GazerRise Fantastic!
Dorathen Better Late Then Never
Bergorks If you like to be scared, if you like to laugh, and if you like to learn a thing or two at the movies, this absolutely cannot be missed.
Jenni Devyn Worth seeing just to witness how winsome it is.
Fella_shibby I first saw this in 2010 on a DVD. That time i was on a horror movie spree. I came across this title after watching Wolf creek. As a fan of movies based in Outbacks n Badlands n thinking of it being an outback horror i was excited bah this flick. Recently revisited this on a blu ray. The film is based on a 1961 novel of the same name by Kenneth Cook. Well, its not a true horror film but it is genuinely shocking, funny n weird at times. The movie is about a schoolteacher, who is not happy teaching in the middle of the desolate wilderness of the Outback. The opening scene shows beside a railroad track, jus two buildings,a school n a hotel. Both of em in the middle of nowhere. The cinematography is gorgeous, completely sun-soaked (i felt like just wearing a vest like the majority of the characters coz of the heat). The film feels claustrophobic and suffocating, even though the Outback is wide open. It is the end of the school year.
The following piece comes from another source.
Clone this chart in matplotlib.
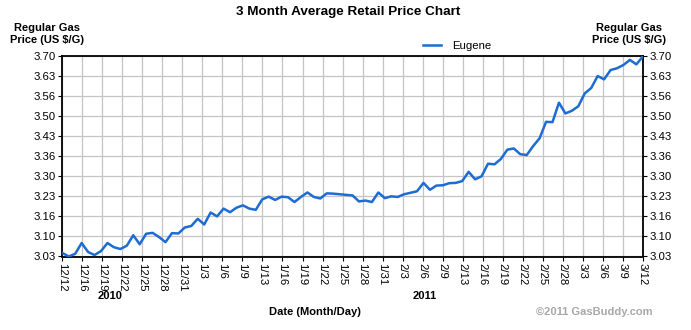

The teacher is planning to head to Sydney for his vacation to meet his girlfriend. He lands in a town called The Yabba, an outback town populated by aggressively friendly weirdoes. The town is full of working-class population, primarily white males, outnumbering females, who all are happy drinking their beer in its own exclusive heat-haze bubble of dust and sand, sealed off from the rest of Australian civilisation by endless miles of desert outback emptiness. The teacher loses his money gambling in a weird game and constantly bumps into hard-drinking, hard-living, crude, vicious men. He descends into drunkenness, brutality, rape and a gruesome moonlight hunt where they massacre kangaroos (possibly the most disturbing five minutes). It's hard to watch, but only because it demonstrates the realistic results of human nature. We hav Donald Pleasance playin a doc once again. He is the backbone of this film, a true weirdo. Awesome acting.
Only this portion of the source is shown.